Let the Market Dictate Insurance Rates



March, 2004 

Mayor Sullivan wants the legislature to modify the formula for auto insurance rates. The solution lies not in tinkering with government regulations, but in eliminating them.

 Massachusetts’ legislators have been trying to engineer our auto insurance system for decades and they just can’t seem it get it right. But don’t blame them entirely for poor engineering. A government planned insurance market is bound to lead to inequities, inefficiencies, and illegalities … not to mention higher accident rates, injuries, and deaths.

 Only the magic of competition and the profit motive can ensure that premiums accurately reflect risks, reward safe driving practices and minimize fraud. Consider two groups of drivers. The first is systematically overcharged considering the risks they pose while the second group is being undercharged.

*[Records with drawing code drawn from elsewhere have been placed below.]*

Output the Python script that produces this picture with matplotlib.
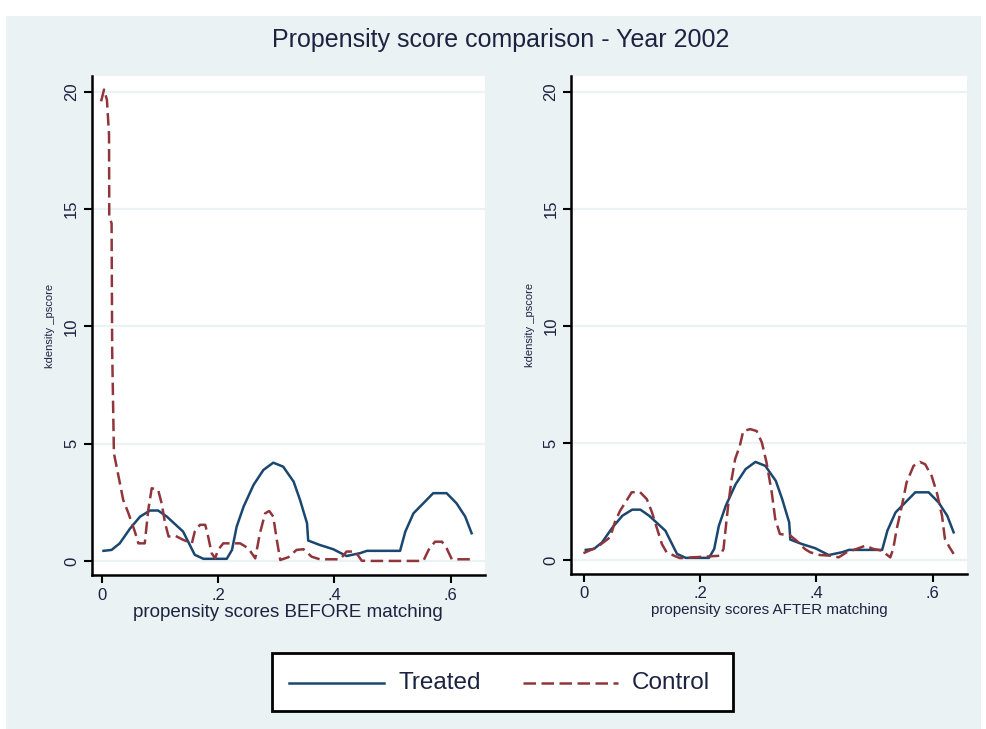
import matplotlib
matplotlib.use("Agg")
import matplotlib.pyplot as plt
from matplotlib.patches import Rectangle
from matplotlib.lines import Line2D

plt.rcParams['font.family'] = ['Liberation Sans', 'DejaVu Sans']

# Kernel density of the propensity score, treated group (same in both panels)
treated_x = [0.003, 0.017, 0.031, 0.049, 0.066, 0.083, 0.097, 0.112, 0.140, 0.160,
             0.175, 0.215, 0.224, 0.232, 0.244, 0.261, 0.278, 0.295, 0.312, 0.330,
             0.341, 0.353, 0.355, 0.375, 0.398, 0.421, 0.444, 0.456, 0.513, 0.522,
             0.536, 0.553, 0.570, 0.593, 0.610, 0.625, 0.636]
treated_y = [0.43, 0.47, 0.75, 1.39, 1.89, 2.15, 2.15, 1.89, 1.25, 0.26,
             0.09, 0.09, 0.47, 1.46, 2.32, 3.24, 3.88, 4.19, 4.02, 3.38,
             2.60, 1.61, 0.87, 0.68, 0.50, 0.21, 0.33, 0.43, 0.43, 1.25,
             2.03, 2.46, 2.89, 2.89, 2.46, 1.89, 1.18]

# Control group before matching
control_before_x = [-0.001, 0.004, 0.009, 0.0126, 0.013, 0.017, 0.018, 0.021, 0.029, 0.037,
                    0.046, 0.057, 0.063, 0.074, 0.080, 0.086, 0.097, 0.103, 0.109, 0.115,
                    0.126, 0.140, 0.155, 0.160, 0.169, 0.178, 0.183, 0.189, 0.195, 0.200,
                    0.209, 0.238, 0.252, 0.264, 0.272, 0.281, 0.288, 0.295, 0.301, 0.307,
                    0.321, 0.335, 0.347, 0.361, 0.375, 0.410, 0.421, 0.436, 0.447, 0.465,
                    0.553, 0.562, 0.573, 0.585, 0.593, 0.602, 0.636]
control_before_y = [19.6, 20.1, 19.66, 18.17, 14.68, 14.4, 9.0, 4.59, 3.6, 2.6,
                    2.03, 1.25, 0.75, 0.75, 2.17, 3.1, 3.03, 2.46, 1.61, 1.04,
                    1.08, 0.90, 0.75, 1.25, 1.54, 1.54, 1.04, 0.33, 0.11, 0.47,
                    0.75, 0.75, 0.54, 0.11, 1.18, 2.03, 2.13, 1.89, 0.90, 0.04,
                    0.16, 0.47, 0.50, 0.18, 0.07, 0.07, 0.40, 0.40, 0.01, 0.0,
                    0.0, 0.47, 0.82, 0.82, 0.54, 0.07, 0.07]

# Control group after matching
control_after_x = [-0.001, 0.022, 0.045, 0.053, 0.062, 0.073, 0.082, 0.096, 0.108, 0.117,
                   0.125, 0.134, 0.142, 0.157, 0.165, 0.234, 0.240, 0.243, 0.248, 0.254,
                   0.260, 0.268, 0.274, 0.286, 0.297, 0.306, 0.314, 0.323, 0.329, 0.337,
                   0.355, 0.366, 0.380, 0.389, 0.406, 0.426, 0.438, 0.452, 0.469, 0.484,
                   0.498, 0.512, 0.527, 0.532, 0.538, 0.547, 0.555, 0.567, 0.578, 0.587,
                   0.598, 0.607, 0.616, 0.621, 0.629, 0.636]
control_after_y = [0.29, 0.54, 0.97, 1.61, 2.10, 2.53, 2.89, 2.91, 2.60, 2.03,
                   1.39, 0.68, 0.33, 0.16, 0.08, 0.18, 0.47, 1.18, 2.32, 3.45,
                   4.31, 4.87, 5.51, 5.59, 5.51, 5.02, 4.17, 2.89, 1.75, 1.11,
                   1.04, 0.82, 0.47, 0.33, 0.21, 0.18, 0.11, 0.33, 0.47, 0.61,
                   0.47, 0.40, 0.11, 0.47, 1.32, 2.32, 3.31, 4.02, 4.19, 4.09,
                   3.60, 2.89, 1.89, 0.90, 0.54, 0.26]

y_ticks = [0, 5, 10, 15, 20]
y_tick_labels = ["0", "5", "10", "15", "20"]
x_ticks = [0, 0.2, 0.4, 0.6]
x_tick_labels = ["0", ".2", ".4", ".6"]

title = "Propensity score comparison - Year 2002"
y_title = "kdensity _pscore"
x_title_before = "propensity scores BEFORE matching"
x_title_after = "propensity scores AFTER matching"
legend_labels = ["Treated", "Control"]

NAVY = "#1a476f"
MAROON = "#90353b"
BG = "#eaf2f3"
TEXT = "#1c2340"
DASH = (0, (5.0, 2.2))

W, H = 987, 729
fig = plt.figure(figsize=(W / 100, H / 100), dpi=100)
fig.patch.set_facecolor("white")


def fx(px):
    return px / W


def fy(py):
    return 1 - py / H


# graph region background
fig.patches.append(Rectangle((fx(6), 0), fx(981 - 6), 1 - 16 / H,
                             transform=fig.transFigure, facecolor=BG,
                             edgecolor="none", zorder=-5))

fig.text(fx(501), fy(40), title, ha="center", va="center",
         fontsize=18, color=TEXT)


def panel(rect, cx, cy, xlabel, xlabel_size, xmin, ylabel_x):
    ax = fig.add_axes(rect)
    ax.set_facecolor("white")
    ax.set_xlim(xmin, 0.659)
    ax.set_ylim(-0.6, 20.68)
    for y in y_ticks:
        ax.axhline(y, color=BG, lw=1.6, zorder=1)
    ax.plot(treated_x, treated_y, color=NAVY, lw=1.8, zorder=3)
    ax.plot(cx, cy, color=MAROON, lw=1.8, ls=DASH, zorder=3)
    for s in ("top", "right"):
        ax.spines[s].set_visible(False)
    for s in ("left", "bottom"):
        ax.spines[s].set_linewidth(1.8)
        ax.spines[s].set_color("black")
    ax.set_yticks(y_ticks)
    ax.set_yticklabels(y_tick_labels, rotation=90, va="center",
                       fontsize=12, color=TEXT)
    ax.set_xticks(x_ticks)
    ax.set_xticklabels(x_tick_labels, fontsize=12, color=TEXT)
    ax.tick_params(axis="both", length=6, width=1.5, color="black", pad=3)
    ax.set_xlabel(xlabel, fontsize=xlabel_size, color=TEXT, labelpad=1)
    ax.set_ylabel(y_title, fontsize=8, color=TEXT)
    ax.yaxis.set_label_coords(ylabel_x, 0.5)
    return ax


ax1 = panel([fx(91.7), fy(575), fx(393.3), 499 / H],
            control_before_x, control_before_y, x_title_before, 13.5, -0.0172,
            (55 - 91.7) / 393.3)
ax2 = panel([fx(571), fy(574), fx(396), 498 / H],
            control_after_x, control_after_y, x_title_after, 10.9, -0.0224,
            (535 - 571) / 396)

# legend box drawn in figure pixels
fig.patches.append(Rectangle((fx(272), fy(711)), fx(733 - 272), (711 - 653) / H,
                             transform=fig.transFigure, facecolor="white",
                             edgecolor="black", lw=2, zorder=2))
ly = fy(683)
fig.add_artist(Line2D([fx(289), fx(384)], [ly, ly], color=NAVY, lw=1.8,
                      transform=fig.transFigure, zorder=3))
fig.add_artist(Line2D([fx(523), fx(618)], [ly, ly], color=MAROON, lw=1.8, ls=DASH,
                      transform=fig.transFigure, zorder=3))
fig.text(fx(399), ly, legend_labels[0], ha="left", va="center",
         fontsize=17.5, color=TEXT, zorder=4)
fig.text(fx(632), ly, legend_labels[1], ha="left", va="center",
         fontsize=17.5, color=TEXT, zorder=4)

fig.savefig("out.png", dpi=100)
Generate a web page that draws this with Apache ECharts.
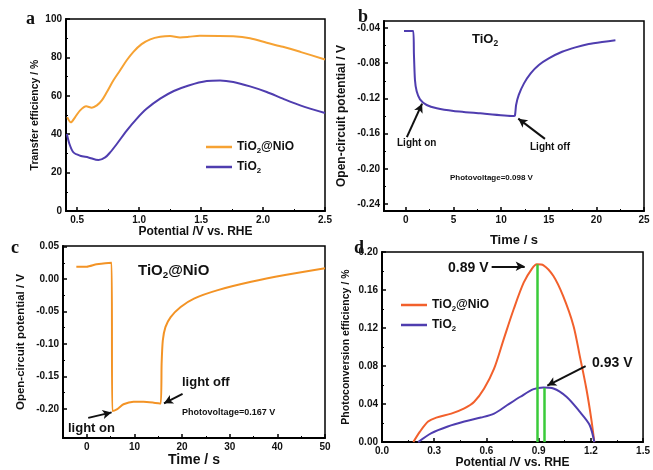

 In a free market insurance system, companies would be rewarded for discovering any factors (age, driving record, zip code, health, profession, marital status, children, past claims, … even shoe size, if it helps) or any combination of factors that would help them discover who was being over or under charged. By appropriately lowering the rates charged to the first group and raising premiums for the second group, a company can attract the most profitable customers and avoid unprofitable customers … and in the process, improve their profitability compared to other insurers. Those that fail in this task will have lower profitability or even incur losses and risk going out of business. The market automatically and efficiently establishes rates that are fair for all.

 But insurance premiums must cover both legitimate accident claims and the costs associated with fraud. The company that does the best job of uncovering fraudulent claims can set lower rates (thus attracting a greater volume of business) and can simultaneously achieve higher profit margins. Fraud will come to a screeching halt and average insurance rates will come down. The profit motive ensures that premiums are fair, that safe driving practices are rewarded (thus both reducing accident rates and premiums), and that fraud is minimized. All without the mindless bureaucracy of government regulations corrupted by politics and self-serving industry lobbyists.

 e current auto insurance fraud scandal in Lawrence was unnecessary. Blame the crooks and the insurance companies, but also blame our legislature. Mayor Sullivan, let’s not have the legislature reinvent the system, let’s just tell them to get out and stay out! Suggested Massachusetts auto insurance law: M.G.L. Ch.1234 – Auto insurance contracts are private agreements between consenting adults. Absent fraud, have a ball … Don’t call us, call your insurance company. If you don’t like your current insurance company or insurance rates, find another company. If you think they are all over charging, consider getting rich by starting your own insurance company. End of law.